A Singapore student challenged homosexuality education on a live news discussion TV show in Singapore this week. During a panel show with teachers and a representative from the Ministry of Education, student Melissa Tsang questioned the kind of counselling a school would give to queer kids. In response to Mohana Eswaran, a teacher at a Secondary School in Singapore, who said she would refer students asking about homosexuality to school counsellors, Tsang said:
What kind of counselling are you going to give this child? Are you going to support this child or are you going to portray homosexuality or transgenderism in the light of deviancy?
Tsang also pointed out that as homosexual acts are criminalized in Singapore, so teachers cannot inform students of the legal situation without making the student think that homosexuality is criminal. Liew Wei Li from the Ministry of Education responded:
We understand this is quite sensitive, so we actually give you full information about the legal provisions about the homosexual acts. So we don’t criminalize homosexuality at all. No counsellor will want to make a child feel bad. You want them to have the full information.

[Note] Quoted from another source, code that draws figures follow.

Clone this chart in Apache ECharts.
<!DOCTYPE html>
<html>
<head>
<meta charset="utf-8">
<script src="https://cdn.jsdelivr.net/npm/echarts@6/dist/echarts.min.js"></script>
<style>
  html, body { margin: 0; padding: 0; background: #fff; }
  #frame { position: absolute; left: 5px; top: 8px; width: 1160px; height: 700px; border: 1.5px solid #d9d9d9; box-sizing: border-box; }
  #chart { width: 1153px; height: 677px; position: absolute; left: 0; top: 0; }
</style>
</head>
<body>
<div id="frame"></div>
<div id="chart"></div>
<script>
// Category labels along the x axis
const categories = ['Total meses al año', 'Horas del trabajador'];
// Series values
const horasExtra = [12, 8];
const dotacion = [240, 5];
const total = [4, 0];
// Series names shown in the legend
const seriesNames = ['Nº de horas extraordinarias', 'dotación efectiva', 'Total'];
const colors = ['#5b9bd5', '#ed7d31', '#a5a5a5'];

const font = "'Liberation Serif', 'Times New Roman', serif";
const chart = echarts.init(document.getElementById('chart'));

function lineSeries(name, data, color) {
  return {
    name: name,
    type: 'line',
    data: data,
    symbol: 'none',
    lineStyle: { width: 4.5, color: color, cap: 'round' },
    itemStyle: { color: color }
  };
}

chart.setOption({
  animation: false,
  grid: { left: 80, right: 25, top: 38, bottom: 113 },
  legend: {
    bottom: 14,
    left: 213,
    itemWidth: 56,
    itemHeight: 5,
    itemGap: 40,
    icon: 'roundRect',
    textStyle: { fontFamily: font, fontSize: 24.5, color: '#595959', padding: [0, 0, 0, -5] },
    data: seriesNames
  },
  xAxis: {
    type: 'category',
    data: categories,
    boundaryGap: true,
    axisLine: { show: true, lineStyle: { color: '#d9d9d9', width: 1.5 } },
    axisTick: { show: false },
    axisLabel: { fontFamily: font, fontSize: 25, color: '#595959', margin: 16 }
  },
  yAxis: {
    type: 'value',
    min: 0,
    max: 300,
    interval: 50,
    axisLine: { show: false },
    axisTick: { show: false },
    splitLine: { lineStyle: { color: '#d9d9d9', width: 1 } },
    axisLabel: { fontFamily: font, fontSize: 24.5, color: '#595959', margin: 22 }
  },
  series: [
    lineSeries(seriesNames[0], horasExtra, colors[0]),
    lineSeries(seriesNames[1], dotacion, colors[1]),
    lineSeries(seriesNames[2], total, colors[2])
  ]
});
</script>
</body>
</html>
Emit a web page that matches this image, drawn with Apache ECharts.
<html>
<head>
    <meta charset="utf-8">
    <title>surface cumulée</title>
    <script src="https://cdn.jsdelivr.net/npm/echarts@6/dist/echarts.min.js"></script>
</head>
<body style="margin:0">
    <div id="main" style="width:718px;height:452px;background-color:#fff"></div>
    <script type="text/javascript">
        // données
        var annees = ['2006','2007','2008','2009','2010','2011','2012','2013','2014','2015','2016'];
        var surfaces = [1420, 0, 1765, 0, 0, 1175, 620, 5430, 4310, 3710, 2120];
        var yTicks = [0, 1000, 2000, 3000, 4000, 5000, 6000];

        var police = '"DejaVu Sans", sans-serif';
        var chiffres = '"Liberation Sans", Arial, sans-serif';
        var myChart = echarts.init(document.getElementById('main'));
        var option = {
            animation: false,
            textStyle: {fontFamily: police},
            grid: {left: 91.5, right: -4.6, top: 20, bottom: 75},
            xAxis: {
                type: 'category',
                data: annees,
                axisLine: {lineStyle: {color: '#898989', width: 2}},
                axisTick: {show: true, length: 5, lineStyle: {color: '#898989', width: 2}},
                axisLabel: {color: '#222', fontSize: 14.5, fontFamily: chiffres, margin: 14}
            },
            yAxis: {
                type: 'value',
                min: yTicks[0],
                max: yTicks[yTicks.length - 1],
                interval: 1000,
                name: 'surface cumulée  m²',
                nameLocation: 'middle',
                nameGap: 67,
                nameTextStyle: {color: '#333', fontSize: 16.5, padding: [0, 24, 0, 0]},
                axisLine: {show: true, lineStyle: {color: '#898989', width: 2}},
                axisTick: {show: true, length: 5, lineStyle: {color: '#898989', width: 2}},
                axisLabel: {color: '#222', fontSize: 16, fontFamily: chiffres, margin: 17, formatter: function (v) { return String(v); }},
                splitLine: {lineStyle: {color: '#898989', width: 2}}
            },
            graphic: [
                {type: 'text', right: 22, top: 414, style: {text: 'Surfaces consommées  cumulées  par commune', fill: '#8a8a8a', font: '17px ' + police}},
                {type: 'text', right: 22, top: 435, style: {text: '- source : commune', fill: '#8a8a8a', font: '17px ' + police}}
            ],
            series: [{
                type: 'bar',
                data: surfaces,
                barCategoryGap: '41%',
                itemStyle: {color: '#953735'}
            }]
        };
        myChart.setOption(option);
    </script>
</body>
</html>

www.youtube.com/watch?v=VhGiNnHapSY
Consensual sex between two adult men is illegal in Singapore under Section 377A of the Penal Code. An October 2007 review of the code repealed the parts of Section 377 which made anal and oral sex between heterosexual couples and lesbians illegal, but Section 377A remained. During a long parliamentary speech on the matter at the time of the repeal, the prime minister Lee Hsien Loong said the government would not proactively enforce Section 377, but they would not repeal it:
If we abolish it, we may be sending the wrong signal that our stance has changed, and the rules have shifted… Therefore, we have decided to keep the status quo on section 377A. It is better to accept the legal untidiness and the ambiguity. It works, do not disturb it.